In other action Tuesday night, the council
- Heard from Barba about the microsurfacing projects on roads in Kyle, all of which, except for Waterleaf Boulevard, should be completed by the time you read this and the Waterleaf project, according to Barba, should be done by Saturday. The only thing left to do on these projects, he said, is the striping which should take place "in a week or two."
- Approved the appointments of Mike Torres and Rick Koch and the reappointment of Allison Wilson to the Planning & Zoning Commission. Torres and Koch replace Huey and chair Mike Rubsam. Wilson was originally appointed to complete the term of Michelle Christie who resigned from the P&Z earlier this year, and this reappointment was for her own full term.
- Held the second and final public hearing regarding the annexation of 5½ acres southwest of FM 2770 and FM 1626 and, just as was the case at the first public hearing, no one cared enough one way or the other to take the time to come and speak to the council about it.
- Voted 4-2 (council members Mitchell and Shane Arabie dissenting) to rezone five acres at 245 Lehman from agricultural uses to retail services with a special provision that allows the property to contain a structure nominally reserved for areas zoned for warehouse use. The majority of the council felt that retail services are not coming to this stretch of Lehman anytime soon, so why not put something on there that will produce additional revenue for the city.

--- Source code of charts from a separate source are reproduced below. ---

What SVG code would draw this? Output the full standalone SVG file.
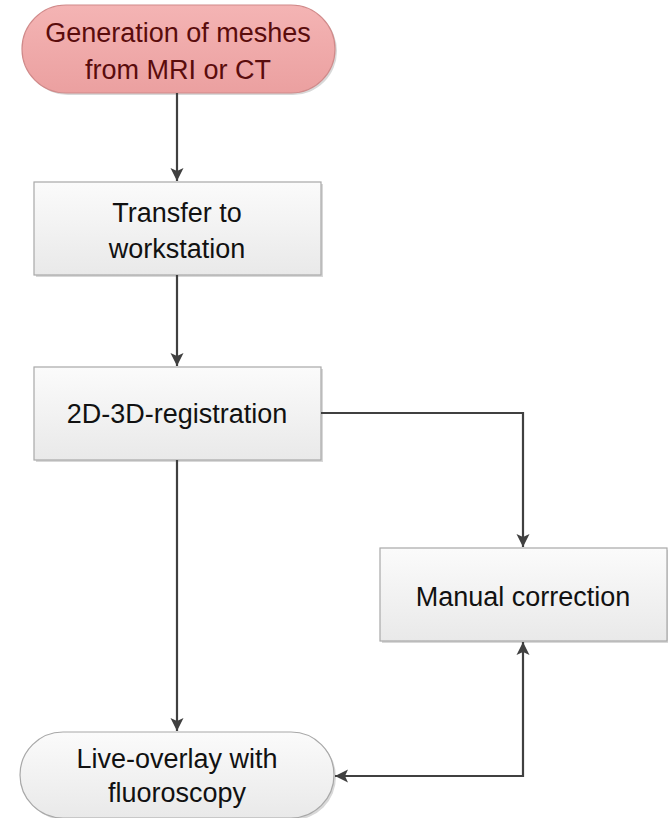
<svg xmlns="http://www.w3.org/2000/svg" width="668" height="818" viewBox="0 0 668 818">
<style>
text { font-family: "Liberation Sans", Arial, sans-serif; font-size: 27px; text-anchor: middle; fill: #111; }
.box { fill: url(#gGrey); stroke: #a8a8a8; stroke-width: 1.2; }
.shadow { fill: #d8d8d8; }
.conn { fill: none; stroke: #404040; stroke-width: 2.2; }
</style>
<defs>
<linearGradient id="gGrey" x1="0" y1="0" x2="0" y2="1">
<stop offset="0" stop-color="#fbfbfb"/>
<stop offset="1" stop-color="#e9e9e9"/>
</linearGradient>
<linearGradient id="gPink" x1="0" y1="0" x2="0" y2="1">
<stop offset="0" stop-color="#f4b4b4"/>
<stop offset="1" stop-color="#eba0a0"/>
</linearGradient>
<marker id="arr" markerWidth="14" markerHeight="14" refX="13" refY="7" orient="auto-start-reverse" markerUnits="userSpaceOnUse">
<path d="M0,0.5 L13,7 L0,13.5 L3,7 Z" fill="#404040"/>
</marker>
</defs>
<g id="n1">
<rect x="24" y="7" width="313" height="88" rx="44" class="shadow"/>
<rect x="22" y="5" width="313" height="88" rx="44" fill="url(#gPink)" stroke="#d08a8a" stroke-width="1.2"/>
<text x="178" y="42" style="fill:#5a0c0c">Generation of meshes</text>
<text x="178" y="79" style="fill:#5a0c0c">from MRI or CT</text>
</g>
<g id="n2">
<rect x="36" y="184" width="287" height="93" class="shadow"/>
<rect x="34" y="182" width="287" height="93" class="box"/>
<text x="177" y="222">Transfer to</text>
<text x="177" y="258">workstation</text>
</g>
<g id="n3">
<rect x="36" y="369" width="287" height="93" class="shadow"/>
<rect x="34" y="367" width="287" height="93" class="box"/>
<text x="177" y="423">2D-3D-registration</text>
</g>
<g id="n4">
<rect x="382" y="550" width="287" height="93" class="shadow"/>
<rect x="380" y="548" width="287" height="93" class="box"/>
<text x="523" y="606">Manual correction</text>
</g>
<g id="n5">
<rect x="22" y="734" width="314" height="86" rx="43" class="shadow"/>
<rect x="20" y="732" width="314" height="86" rx="43" class="box"/>
<text x="177" y="768">Live-overlay with</text>
<text x="177" y="802">fluoroscopy</text>
</g>
<g id="connectors">
<path class="conn" d="M177,93 V181" marker-end="url(#arr)"/>
<path class="conn" d="M177,275 V366" marker-end="url(#arr)"/>
<path class="conn" d="M321,413 H523 V547" marker-end="url(#arr)"/>
<path class="conn" d="M177,460 V731" marker-end="url(#arr)"/>
<path class="conn" d="M523,642 V776 H335" marker-start="url(#arr)" marker-end="url(#arr)"/>
</g>
</svg>
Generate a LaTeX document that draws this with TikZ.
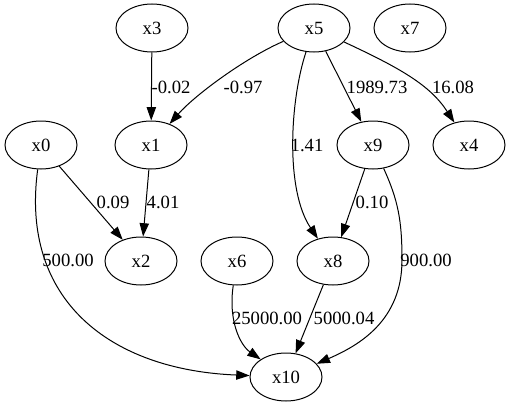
\documentclass[tikz,border=0pt]{standalone}
\usepackage{fontspec}
\setmainfont{Liberation Serif}
\usetikzlibrary{arrows.meta,shapes.geometric}
\begin{document}
\begin{tikzpicture}[x=0.75pt,y=-0.75pt,
  every node/.style={font=\fontsize{14}{16}\selectfont},
  var/.style={draw,ellipse,minimum width=54pt,minimum height=36pt,inner sep=0pt,line width=0.75pt},
  lbl/.style={inner sep=0pt},
  edge/.style={draw,line width=0.75pt,-{Triangle[length=10pt,width=7pt]}}]
\useasboundingbox (0,0) rectangle (511,407);
% nodes
\node[var] (x3) at (152,28) {x3};
\node[var] (x5) at (314,28) {x5};
\node[var] (x7) at (410,28) {x7};
\node[var] (x0) at (41,145) {x0};
\node[var] (x1) at (151,145) {x1};
\node[var] (x9) at (373,145) {x9};
\node[var] (x4) at (469,145) {x4};
\node[var] (x2) at (141,261) {x2};
\node[var] (x6) at (237,261) {x6};
\node[var] (x8) at (333,261) {x8};
\node[var] (x10) at (286,377) {x10};
% edges
\draw[edge] (x3) -- (x1);
\draw[edge] (x5) .. controls (245,58) and (195,95) .. (x1);
\draw[edge] (x5) .. controls (290,100) and (285,190) .. (x8);
\draw[edge] (x5) -- (x9);
\draw[edge] (x5) .. controls (400,68) and (430,85) .. (x4);
\draw[edge] (x0) -- (x2);
\draw[edge] (x1) -- (x2);
\draw[edge] (x9) -- (x8);
\draw[edge] (x8) -- (x10);
\draw[edge] (x6) .. controls (228,320) and (240,345) .. (x10);
\draw[edge] (x9) .. controls (398,200) and (402,220) .. (402,260) .. controls (402,320) and (360,345) .. (x10);
\draw[edge] (x0) .. controls (20,300) and (110,370) .. (x10);
% labels
\node[lbl] (l1) at (171,87) {-0.02};
\node[lbl] (l2) at (243,87) {-0.97};
\node[lbl] (l3) at (377,87) {1989.73};
\node[lbl] (l4) at (453,87) {16.08};
\node[lbl] (l5) at (307,145) {1.41};
\node[lbl] (l6) at (113,202) {0.09};
\node[lbl] (l7) at (163,202) {4.01};
\node[lbl] (l8) at (372,202) {0.10};
\node[lbl] (l9) at (68,260) {500.00};
\node[lbl] (l10) at (267,318) {25000.00};
\node[lbl] (l11) at (344,318) {5000.04};
\node[lbl] (l12) at (426,260) {900.00};
\end{tikzpicture}
\end{document}
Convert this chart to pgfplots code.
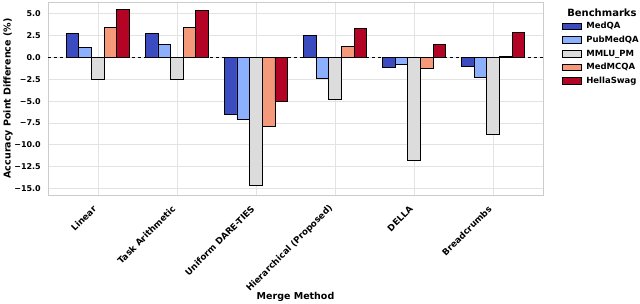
\documentclass[border=0pt]{standalone}
\usepackage{fontspec}
\setmainfont{DejaVu Sans}
\usepackage{pgfplots}
\pgfplotsset{compat=1.18}
\definecolor{cMedQA}{HTML}{3B4CC0}
\definecolor{cPubMed}{HTML}{8DB0FE}
\definecolor{cMMLU}{HTML}{DDDCDC}
\definecolor{cMedMCQA}{HTML}{F49A7B}
\definecolor{cHella}{HTML}{B40426}
\begin{document}
\begin{tikzpicture}
\begin{axis}[
  name=ax,
  scale only axis,
  width=495pt, height=193pt,
  clip=false,
  ybar=0pt, bar width=0.16,
  xmin=-0.63, xmax=5.63,
  ymin=-15.75, ymax=6.35,
  xtick={0,1,2,3,4,5},
  xticklabels={Linear,Task Arithmetic,Uniform DARE-TIES,Hierarchical (Proposed),DELLA,Breadcrumbs},
  xticklabel style={yshift=-15pt, xshift=-0.5pt, rotate=45, anchor=south east, inner sep=0pt, font=\bfseries\fontsize{8.8}{10}\selectfont},
  ytick={-15,-12.5,-10,-7.5,-5,-2.5,0,2.5,5},
  yticklabels={−15.0,−12.5,−10.0,−7.5,−5.0,−2.5,0.0,2.5,5.0},
  yticklabel style={font=\bfseries\fontsize{8}{9}\selectfont, anchor=east, inner sep=0pt, xshift=-7pt},
  major tick length=0pt,
  xmajorgrids, ymajorgrids,
  grid style={gray!22, line width=0.6pt},
  axis line style={gray!40, line width=0.8pt},
  ylabel={\bfseries Accuracy Point Difference (\%)},
  xlabel={\bfseries Merge Method},
  label style={font=\bfseries\fontsize{9.5}{11}\selectfont},
  ylabel style={at={(axis description cs:-0.0808,0.5)}, anchor=center},
  xlabel style={at={(axis description cs:0.5,-0.528)}, anchor=center},
  legend style={draw=none, fill=none, at={(1.038,0.896)}, anchor=north west,
    font=\bfseries\fontsize{8.5}{10}\selectfont, inner sep=0pt, row sep=5.7pt, column sep=4.5pt,
    nodes={inner sep=0pt, text height=6.5pt, text depth=1.5pt, anchor=west}},
  legend cell align=left,
  legend image code/.code={\draw[#1, line width=0.8pt] (0pt,-3.3pt) rectangle (19pt,3.3pt);},
  every axis plot/.append style={draw=black, line width=0.8pt},
]
\draw[black, dashed, line width=0.7pt] (axis cs:-0.63,0) -- (axis cs:5.63,0);
\addplot[fill=cMedQA] coordinates {(0,2.79) (1,2.79) (2,-6.47) (3,2.48) (4,-1.14) (5,-1.03)};
\addplot[fill=cPubMed] coordinates {(0,1.19) (1,1.45) (2,-7.12) (3,-2.36) (4,-0.83) (5,-2.24)};
\addplot[fill=cMMLU] coordinates {(0,-2.55) (1,-2.55) (2,-14.66) (3,-4.76) (4,-11.77) (5,-8.80)};
\addplot[fill=cMedMCQA] coordinates {(0,3.48) (1,3.48) (2,-7.89) (3,1.30) (4,-1.29) (5,0.08)};
\addplot[fill=cHella] coordinates {(0,5.53) (1,5.37) (2,-4.98) (3,3.31) (4,1.53) (5,2.90)};
\legend{MedQA,PubMedQA,MMLU\_PM,MedMCQA,HellaSwag}
\node[font=\bfseries\fontsize{10}{12}\selectfont] at (rel axis cs:1.119,0.943) {Benchmarks};
\end{axis}
\pgfresetboundingbox
\path ([shift={(-48pt,-109pt)}]ax.south west) rectangle ([shift={(97pt,2pt)}]ax.north east);
\end{tikzpicture}
\end{document}
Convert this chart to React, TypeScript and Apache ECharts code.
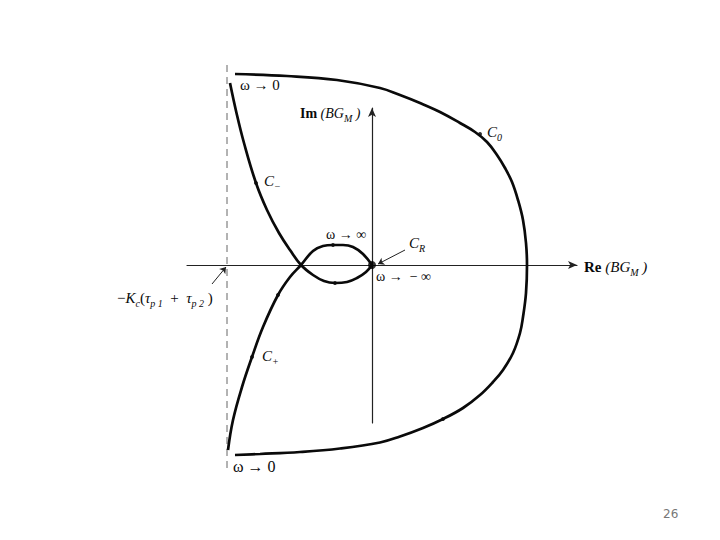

- Approved on first reading on ordinance exercising the city’s right of eminent domain on private property the city claims it needs to acquire to complete the Burleson Road project approved as part of the 2013 bond package.
- Unanimously approved a policy that effectively takes politics out of the decisions on where to locate stop signs in the city by removing the city council from the decision making process on unwarranted stop signs.
- Unanimously approved a three-way warranted stop sign at the intersection where Lockhart dead ends into Front Street.
- Unlike in the decision concerning the rail sliding, approved with no debate the spending of $203,625 for engineering services regarding the upgrading of a wastewater line from 12 inches to 18 or 21 inches as part of the Center Street Village Wastewater Improvements project.
- Approved 5-0 (the mayor temporarily left the chamber when this item was being considered) without any discussion, what Economic Development Director Diane Torres said were "just some technical amendments" to the previously approved RSI grant/loan agreement "just to clarify language and to clarify responsibilities within the agreement," and followed that by also approving 5-0 a $480,000 loan to RSI, called for in the agreement.
- Was told by Sellers the city is still awaiting word from the county and TxDOT about whether those two entities are willing to share in the cost of installing the four additional culverts required to fix a flooding problem on FM 2770 near the Precinct 2 headquarters. "If we do not receive (their commitments) we’re not sure how to proceed," Sellers said. "This is something that is holding up building in a phase at Plum Creek. The total cost, engineering included, is around the $410-415,000 range. So there is going to have to be some sort of understanding between the city and Plum Creek about funding moving forward." Sellers said he hoped to have a better update in time for the Nov. 15 meeting.